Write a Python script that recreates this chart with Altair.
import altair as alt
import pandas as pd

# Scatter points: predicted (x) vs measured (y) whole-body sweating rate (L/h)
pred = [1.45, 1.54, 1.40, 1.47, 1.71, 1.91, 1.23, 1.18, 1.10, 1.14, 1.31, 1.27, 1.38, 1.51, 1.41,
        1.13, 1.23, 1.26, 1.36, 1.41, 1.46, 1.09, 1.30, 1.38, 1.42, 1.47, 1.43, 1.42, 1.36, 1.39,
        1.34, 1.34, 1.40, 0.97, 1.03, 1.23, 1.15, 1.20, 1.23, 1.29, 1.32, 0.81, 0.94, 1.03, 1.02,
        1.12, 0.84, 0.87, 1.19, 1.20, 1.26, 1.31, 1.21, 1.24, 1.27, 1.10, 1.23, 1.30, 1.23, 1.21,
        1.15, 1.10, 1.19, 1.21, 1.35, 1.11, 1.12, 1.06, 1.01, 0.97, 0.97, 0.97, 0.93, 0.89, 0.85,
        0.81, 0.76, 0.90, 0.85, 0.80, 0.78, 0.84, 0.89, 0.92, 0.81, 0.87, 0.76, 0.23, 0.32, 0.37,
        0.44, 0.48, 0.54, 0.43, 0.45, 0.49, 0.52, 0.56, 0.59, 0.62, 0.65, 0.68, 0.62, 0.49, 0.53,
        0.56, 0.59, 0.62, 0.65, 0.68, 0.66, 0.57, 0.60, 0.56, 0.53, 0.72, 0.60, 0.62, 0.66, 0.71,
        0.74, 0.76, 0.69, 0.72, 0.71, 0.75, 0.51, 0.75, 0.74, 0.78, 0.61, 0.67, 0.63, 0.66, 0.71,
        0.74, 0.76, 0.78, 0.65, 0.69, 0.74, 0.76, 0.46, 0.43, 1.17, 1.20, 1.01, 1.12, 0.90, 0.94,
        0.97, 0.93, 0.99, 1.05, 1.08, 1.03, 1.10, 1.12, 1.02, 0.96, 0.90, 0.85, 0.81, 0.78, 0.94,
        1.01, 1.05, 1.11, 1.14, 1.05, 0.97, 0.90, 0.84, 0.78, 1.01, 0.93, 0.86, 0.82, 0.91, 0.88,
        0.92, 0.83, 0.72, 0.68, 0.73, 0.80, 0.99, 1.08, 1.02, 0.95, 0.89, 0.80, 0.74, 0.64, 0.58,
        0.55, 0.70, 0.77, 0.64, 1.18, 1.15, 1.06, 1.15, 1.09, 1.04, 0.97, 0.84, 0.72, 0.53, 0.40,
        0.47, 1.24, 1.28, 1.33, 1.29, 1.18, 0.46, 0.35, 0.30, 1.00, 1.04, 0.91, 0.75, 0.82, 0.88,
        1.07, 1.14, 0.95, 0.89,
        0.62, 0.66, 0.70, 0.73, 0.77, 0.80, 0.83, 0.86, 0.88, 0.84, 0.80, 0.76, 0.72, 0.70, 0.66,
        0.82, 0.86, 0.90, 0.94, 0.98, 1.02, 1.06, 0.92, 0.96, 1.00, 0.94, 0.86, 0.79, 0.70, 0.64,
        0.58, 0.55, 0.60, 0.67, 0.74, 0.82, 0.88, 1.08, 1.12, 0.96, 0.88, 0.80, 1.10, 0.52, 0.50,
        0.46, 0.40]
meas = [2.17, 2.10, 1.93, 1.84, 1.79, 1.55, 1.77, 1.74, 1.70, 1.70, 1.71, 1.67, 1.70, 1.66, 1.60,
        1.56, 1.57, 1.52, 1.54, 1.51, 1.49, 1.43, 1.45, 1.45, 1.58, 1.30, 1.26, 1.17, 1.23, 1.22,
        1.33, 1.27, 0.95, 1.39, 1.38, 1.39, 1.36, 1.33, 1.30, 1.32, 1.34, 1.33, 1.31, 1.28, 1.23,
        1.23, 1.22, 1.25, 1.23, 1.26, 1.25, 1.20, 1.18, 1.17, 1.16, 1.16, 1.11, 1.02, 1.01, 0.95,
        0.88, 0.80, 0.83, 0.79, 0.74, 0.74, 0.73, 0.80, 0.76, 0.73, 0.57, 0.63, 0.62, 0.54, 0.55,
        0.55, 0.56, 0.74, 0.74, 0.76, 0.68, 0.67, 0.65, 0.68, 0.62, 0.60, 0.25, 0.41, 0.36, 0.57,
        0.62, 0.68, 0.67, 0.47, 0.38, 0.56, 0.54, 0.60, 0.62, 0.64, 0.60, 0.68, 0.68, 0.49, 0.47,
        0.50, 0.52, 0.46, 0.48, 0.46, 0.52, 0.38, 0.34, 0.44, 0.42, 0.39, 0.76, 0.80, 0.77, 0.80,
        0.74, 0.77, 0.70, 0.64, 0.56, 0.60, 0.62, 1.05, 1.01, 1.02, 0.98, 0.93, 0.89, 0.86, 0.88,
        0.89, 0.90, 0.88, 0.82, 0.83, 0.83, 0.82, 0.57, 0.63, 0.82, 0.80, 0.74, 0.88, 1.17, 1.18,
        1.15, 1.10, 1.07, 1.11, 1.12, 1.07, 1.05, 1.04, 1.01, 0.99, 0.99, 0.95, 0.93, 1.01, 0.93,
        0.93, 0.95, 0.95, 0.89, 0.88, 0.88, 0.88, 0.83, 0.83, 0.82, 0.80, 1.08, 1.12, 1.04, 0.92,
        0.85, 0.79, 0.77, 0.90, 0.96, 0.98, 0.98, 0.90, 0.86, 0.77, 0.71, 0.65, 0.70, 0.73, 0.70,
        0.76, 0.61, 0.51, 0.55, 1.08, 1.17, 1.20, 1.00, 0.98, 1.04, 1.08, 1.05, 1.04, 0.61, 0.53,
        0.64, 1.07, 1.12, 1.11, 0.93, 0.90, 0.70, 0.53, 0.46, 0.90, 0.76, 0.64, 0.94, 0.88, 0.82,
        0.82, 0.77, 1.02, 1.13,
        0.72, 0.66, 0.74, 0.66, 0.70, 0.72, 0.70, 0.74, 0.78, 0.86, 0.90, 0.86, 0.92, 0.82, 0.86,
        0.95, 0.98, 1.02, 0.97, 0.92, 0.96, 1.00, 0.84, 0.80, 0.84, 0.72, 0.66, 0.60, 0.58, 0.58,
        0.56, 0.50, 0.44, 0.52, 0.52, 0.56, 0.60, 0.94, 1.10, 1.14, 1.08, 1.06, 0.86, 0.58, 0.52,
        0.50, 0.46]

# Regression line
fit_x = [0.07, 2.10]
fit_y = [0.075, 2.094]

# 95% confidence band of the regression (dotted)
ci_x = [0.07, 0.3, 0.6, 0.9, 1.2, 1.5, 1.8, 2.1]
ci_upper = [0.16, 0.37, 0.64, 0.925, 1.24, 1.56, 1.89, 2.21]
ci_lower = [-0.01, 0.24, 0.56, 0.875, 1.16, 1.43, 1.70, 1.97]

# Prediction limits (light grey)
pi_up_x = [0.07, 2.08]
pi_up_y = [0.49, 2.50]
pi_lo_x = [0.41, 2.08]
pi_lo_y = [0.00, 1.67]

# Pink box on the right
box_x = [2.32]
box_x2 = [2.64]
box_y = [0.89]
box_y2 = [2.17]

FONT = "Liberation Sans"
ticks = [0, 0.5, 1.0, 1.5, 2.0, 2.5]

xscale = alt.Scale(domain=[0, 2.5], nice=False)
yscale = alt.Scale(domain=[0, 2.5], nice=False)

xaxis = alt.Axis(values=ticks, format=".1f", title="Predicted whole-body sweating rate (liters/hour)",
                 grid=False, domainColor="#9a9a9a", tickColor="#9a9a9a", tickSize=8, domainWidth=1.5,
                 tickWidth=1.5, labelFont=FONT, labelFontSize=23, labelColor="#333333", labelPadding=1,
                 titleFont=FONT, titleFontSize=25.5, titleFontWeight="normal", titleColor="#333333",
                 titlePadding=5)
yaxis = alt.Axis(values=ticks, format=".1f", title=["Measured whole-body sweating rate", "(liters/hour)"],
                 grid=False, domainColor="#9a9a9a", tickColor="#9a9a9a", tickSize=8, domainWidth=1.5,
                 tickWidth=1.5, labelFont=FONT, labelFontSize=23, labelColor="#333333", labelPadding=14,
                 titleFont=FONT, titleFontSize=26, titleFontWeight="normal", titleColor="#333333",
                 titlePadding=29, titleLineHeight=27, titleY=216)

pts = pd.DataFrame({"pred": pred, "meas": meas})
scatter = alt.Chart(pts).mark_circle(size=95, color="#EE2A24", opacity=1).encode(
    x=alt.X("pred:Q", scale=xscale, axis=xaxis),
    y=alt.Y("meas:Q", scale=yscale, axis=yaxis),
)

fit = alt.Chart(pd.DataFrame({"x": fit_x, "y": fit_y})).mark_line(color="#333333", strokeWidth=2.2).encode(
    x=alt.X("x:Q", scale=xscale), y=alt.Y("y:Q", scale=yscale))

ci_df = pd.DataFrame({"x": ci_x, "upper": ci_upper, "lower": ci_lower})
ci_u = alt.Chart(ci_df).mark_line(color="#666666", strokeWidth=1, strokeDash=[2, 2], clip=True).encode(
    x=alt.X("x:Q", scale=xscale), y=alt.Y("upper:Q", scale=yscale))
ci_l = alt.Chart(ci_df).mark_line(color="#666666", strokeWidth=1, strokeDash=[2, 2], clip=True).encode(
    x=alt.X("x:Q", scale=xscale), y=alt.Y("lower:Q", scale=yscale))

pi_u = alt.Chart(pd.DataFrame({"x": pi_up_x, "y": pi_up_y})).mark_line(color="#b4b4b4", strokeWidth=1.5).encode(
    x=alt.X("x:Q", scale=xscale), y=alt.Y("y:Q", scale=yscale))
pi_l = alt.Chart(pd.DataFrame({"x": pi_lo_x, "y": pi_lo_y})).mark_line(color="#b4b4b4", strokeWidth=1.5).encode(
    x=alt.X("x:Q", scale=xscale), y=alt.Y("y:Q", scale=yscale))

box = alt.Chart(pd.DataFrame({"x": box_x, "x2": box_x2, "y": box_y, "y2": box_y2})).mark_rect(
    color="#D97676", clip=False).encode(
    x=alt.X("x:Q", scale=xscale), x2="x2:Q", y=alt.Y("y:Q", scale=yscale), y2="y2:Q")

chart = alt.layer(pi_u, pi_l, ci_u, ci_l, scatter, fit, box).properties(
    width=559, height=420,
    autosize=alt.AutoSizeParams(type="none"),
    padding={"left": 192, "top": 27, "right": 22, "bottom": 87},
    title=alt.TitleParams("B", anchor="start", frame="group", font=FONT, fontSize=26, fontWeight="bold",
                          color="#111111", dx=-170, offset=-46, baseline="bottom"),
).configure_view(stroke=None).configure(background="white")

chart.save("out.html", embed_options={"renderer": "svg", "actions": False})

■ ■ ■ ■

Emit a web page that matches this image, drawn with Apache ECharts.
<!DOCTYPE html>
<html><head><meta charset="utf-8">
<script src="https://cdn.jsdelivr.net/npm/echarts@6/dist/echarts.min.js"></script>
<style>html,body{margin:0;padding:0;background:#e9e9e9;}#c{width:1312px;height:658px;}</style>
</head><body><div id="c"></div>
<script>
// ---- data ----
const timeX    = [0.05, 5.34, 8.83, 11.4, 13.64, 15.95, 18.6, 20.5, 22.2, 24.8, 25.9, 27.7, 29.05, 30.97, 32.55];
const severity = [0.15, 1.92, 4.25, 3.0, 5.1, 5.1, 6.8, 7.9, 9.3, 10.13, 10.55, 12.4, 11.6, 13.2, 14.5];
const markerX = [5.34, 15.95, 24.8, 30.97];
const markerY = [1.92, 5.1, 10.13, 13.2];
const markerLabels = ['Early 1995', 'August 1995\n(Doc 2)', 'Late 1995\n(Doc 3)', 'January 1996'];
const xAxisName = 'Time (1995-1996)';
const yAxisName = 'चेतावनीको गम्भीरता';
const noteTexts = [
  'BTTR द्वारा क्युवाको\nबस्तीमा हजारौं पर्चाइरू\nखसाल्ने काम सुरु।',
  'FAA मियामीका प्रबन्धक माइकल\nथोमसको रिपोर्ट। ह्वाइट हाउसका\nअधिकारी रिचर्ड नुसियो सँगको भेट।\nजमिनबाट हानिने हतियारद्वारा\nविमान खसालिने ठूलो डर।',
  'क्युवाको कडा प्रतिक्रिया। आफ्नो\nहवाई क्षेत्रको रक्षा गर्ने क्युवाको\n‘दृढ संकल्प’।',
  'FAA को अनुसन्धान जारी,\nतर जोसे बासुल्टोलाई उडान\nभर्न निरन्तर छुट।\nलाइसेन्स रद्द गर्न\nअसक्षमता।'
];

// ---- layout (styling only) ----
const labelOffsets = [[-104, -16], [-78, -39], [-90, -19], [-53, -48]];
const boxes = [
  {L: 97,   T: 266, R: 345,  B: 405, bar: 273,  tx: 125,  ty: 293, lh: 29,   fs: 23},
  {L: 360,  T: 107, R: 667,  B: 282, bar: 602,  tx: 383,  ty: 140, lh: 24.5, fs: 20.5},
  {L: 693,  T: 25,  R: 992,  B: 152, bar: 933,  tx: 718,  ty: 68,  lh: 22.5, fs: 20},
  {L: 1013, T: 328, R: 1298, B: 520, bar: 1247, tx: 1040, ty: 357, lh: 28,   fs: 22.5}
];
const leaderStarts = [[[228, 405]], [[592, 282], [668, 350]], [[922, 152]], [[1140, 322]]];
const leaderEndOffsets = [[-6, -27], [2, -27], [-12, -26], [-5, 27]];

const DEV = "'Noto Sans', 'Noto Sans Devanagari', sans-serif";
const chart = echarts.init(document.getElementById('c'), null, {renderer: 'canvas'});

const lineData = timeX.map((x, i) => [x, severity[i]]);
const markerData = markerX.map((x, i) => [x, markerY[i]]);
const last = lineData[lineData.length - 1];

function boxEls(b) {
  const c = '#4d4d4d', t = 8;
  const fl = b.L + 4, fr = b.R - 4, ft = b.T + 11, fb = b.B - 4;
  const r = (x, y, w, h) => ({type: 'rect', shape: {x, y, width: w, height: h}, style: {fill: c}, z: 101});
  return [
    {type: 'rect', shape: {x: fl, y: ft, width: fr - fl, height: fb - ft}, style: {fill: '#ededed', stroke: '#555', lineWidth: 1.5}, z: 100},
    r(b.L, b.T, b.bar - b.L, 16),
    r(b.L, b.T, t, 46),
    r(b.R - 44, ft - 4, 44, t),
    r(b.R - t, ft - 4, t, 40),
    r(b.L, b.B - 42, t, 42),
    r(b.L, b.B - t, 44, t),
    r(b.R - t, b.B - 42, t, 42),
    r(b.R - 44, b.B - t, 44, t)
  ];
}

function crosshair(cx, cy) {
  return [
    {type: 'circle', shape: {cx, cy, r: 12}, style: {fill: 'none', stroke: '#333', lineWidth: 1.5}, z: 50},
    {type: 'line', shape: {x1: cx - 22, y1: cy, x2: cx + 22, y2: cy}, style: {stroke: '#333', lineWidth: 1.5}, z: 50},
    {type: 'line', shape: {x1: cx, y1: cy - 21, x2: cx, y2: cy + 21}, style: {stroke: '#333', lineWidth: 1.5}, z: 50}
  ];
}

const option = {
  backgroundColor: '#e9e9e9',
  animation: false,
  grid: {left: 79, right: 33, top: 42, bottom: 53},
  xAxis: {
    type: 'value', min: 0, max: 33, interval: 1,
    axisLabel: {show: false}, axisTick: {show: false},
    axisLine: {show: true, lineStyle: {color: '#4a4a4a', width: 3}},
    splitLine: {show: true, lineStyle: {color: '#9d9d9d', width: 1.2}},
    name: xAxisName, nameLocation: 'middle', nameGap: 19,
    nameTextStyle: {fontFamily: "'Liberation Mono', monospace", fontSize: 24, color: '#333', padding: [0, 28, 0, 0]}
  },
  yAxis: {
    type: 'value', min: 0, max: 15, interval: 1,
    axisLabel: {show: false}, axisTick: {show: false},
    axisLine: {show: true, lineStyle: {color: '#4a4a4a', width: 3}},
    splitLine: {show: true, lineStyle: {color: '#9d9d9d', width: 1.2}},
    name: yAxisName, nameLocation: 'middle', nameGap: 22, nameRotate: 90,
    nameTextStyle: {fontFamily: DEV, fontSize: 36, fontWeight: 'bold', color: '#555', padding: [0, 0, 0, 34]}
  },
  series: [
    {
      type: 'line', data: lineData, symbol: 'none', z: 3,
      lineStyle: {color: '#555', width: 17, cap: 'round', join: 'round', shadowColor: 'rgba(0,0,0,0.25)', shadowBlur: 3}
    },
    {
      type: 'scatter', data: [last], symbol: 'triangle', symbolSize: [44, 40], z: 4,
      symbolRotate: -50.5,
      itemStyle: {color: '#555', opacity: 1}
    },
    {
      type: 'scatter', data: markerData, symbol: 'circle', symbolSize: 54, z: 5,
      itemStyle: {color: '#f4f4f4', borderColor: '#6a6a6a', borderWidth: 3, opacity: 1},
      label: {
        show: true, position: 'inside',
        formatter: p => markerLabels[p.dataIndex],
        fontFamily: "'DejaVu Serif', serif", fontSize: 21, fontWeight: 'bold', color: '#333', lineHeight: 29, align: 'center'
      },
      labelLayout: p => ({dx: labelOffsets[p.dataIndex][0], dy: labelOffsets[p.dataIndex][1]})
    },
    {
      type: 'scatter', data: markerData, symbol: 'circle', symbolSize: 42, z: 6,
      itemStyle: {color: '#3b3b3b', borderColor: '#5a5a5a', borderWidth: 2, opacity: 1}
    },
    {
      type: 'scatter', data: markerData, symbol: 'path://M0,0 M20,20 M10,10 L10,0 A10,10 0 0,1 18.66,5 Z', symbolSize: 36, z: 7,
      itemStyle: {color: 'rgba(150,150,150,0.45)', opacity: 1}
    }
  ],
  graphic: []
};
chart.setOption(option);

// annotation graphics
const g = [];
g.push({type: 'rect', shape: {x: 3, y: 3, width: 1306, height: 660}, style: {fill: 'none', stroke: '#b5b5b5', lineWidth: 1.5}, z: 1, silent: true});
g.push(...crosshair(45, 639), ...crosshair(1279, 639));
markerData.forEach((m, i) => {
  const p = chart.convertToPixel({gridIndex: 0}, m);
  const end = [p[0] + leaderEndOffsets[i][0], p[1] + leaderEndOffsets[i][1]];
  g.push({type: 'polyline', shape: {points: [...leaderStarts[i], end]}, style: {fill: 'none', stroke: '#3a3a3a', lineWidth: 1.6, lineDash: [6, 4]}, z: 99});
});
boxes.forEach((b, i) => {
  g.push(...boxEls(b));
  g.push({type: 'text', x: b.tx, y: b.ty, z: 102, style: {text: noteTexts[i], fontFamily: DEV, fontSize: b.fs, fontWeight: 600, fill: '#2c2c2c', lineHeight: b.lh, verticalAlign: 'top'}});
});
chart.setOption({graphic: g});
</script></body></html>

■ ■ ■ ■

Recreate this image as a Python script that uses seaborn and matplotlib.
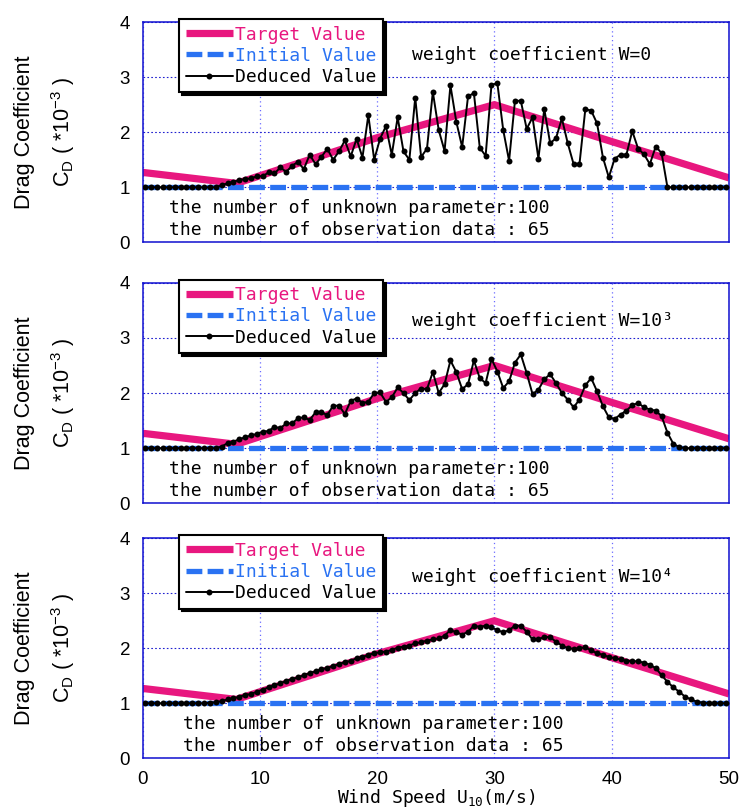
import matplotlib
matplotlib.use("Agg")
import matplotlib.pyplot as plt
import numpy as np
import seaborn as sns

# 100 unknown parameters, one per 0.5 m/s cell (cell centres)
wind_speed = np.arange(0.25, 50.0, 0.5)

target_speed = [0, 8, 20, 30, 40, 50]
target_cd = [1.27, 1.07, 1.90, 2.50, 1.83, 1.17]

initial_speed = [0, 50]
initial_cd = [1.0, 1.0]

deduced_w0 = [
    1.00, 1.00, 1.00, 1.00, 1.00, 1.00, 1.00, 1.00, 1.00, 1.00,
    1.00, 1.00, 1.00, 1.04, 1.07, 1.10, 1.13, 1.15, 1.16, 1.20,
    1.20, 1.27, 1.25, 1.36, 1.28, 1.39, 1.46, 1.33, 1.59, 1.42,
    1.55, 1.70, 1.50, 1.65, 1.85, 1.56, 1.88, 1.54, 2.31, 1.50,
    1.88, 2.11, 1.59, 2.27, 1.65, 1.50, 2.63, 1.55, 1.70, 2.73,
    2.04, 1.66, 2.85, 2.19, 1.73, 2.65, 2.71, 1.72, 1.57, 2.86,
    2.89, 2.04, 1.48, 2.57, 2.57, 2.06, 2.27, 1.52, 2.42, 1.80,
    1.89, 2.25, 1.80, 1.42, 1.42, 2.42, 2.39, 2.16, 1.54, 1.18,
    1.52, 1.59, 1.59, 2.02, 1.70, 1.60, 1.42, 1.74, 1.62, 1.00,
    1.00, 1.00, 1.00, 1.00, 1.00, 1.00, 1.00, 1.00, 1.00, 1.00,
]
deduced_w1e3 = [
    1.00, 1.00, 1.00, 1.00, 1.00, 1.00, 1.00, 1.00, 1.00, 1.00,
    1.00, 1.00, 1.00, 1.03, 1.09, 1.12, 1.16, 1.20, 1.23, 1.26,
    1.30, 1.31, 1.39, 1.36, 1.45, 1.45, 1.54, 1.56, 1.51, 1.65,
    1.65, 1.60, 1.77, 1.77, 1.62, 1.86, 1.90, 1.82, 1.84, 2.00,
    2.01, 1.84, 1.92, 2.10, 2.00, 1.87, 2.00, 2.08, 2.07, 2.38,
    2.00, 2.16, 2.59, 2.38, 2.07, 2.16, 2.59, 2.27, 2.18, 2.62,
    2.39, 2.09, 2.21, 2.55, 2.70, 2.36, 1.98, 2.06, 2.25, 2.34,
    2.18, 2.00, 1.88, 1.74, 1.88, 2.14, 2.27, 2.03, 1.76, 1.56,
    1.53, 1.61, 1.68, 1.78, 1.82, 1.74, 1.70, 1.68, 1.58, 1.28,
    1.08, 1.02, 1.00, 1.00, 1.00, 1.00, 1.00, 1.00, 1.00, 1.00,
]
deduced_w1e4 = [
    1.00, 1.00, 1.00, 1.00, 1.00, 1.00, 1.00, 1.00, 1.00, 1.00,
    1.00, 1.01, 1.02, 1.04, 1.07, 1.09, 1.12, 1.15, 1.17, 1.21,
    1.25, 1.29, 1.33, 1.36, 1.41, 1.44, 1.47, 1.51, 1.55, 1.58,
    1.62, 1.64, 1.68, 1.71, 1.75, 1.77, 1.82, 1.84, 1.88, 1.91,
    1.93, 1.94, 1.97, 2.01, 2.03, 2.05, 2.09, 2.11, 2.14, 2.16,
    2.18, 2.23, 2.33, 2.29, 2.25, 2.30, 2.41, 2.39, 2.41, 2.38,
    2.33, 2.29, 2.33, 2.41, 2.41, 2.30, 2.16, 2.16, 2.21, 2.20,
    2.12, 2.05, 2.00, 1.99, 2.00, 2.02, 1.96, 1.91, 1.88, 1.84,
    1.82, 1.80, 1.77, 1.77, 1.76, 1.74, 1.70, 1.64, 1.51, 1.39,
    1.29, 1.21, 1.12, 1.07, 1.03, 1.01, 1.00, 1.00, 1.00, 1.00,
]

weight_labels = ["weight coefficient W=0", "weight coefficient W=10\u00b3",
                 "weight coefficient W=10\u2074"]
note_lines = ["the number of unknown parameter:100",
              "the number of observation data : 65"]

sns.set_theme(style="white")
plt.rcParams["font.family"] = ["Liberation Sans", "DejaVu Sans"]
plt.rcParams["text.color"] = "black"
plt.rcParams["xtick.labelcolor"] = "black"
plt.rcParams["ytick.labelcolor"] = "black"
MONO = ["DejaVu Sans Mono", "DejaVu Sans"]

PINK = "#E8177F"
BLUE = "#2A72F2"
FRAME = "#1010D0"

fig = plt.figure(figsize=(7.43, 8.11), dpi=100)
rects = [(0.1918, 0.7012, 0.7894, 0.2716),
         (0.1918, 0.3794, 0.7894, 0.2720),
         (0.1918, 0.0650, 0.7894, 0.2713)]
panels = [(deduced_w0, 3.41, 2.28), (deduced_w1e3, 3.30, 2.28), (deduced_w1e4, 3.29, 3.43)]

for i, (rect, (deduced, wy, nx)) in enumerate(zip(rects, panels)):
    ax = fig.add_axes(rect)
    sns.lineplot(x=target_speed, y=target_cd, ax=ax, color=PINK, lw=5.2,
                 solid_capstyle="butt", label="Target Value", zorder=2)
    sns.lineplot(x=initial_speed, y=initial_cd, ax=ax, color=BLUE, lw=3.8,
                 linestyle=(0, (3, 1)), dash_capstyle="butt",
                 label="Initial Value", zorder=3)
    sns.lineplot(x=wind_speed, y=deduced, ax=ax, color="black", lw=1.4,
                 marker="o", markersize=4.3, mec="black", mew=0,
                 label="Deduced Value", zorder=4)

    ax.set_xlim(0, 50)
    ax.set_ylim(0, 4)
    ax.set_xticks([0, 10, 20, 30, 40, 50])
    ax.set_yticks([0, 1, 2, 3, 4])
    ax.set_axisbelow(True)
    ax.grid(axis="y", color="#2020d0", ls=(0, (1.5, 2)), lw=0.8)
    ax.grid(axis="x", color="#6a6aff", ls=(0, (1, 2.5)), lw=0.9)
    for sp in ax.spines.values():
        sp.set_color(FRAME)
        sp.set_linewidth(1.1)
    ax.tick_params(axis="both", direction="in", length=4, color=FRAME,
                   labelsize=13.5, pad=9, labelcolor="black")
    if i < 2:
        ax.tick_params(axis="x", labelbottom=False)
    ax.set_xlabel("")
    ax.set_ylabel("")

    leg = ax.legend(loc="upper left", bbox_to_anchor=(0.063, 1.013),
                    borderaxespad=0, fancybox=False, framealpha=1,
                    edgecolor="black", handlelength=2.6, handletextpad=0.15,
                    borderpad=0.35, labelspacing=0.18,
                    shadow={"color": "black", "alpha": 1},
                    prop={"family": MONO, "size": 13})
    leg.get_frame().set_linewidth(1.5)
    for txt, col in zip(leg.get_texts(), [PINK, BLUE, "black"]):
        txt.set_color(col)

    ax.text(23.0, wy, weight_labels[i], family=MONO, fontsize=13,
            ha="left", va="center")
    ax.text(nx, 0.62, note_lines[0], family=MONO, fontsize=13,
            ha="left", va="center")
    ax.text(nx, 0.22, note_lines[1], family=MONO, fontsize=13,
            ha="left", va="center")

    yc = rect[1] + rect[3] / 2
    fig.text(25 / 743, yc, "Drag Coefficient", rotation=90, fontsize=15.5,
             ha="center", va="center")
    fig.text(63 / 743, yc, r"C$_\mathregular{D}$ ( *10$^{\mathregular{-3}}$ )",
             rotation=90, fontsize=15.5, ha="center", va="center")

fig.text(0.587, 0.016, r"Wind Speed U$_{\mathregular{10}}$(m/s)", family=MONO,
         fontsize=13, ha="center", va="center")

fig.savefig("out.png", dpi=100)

■ ■ ■ ■

Copy each line in the data that holds the word "with".

### COMPLETED TASK
Write a Python script that recreates this chart with Altair.
Emit a web page that matches this image, drawn with Apache ECharts.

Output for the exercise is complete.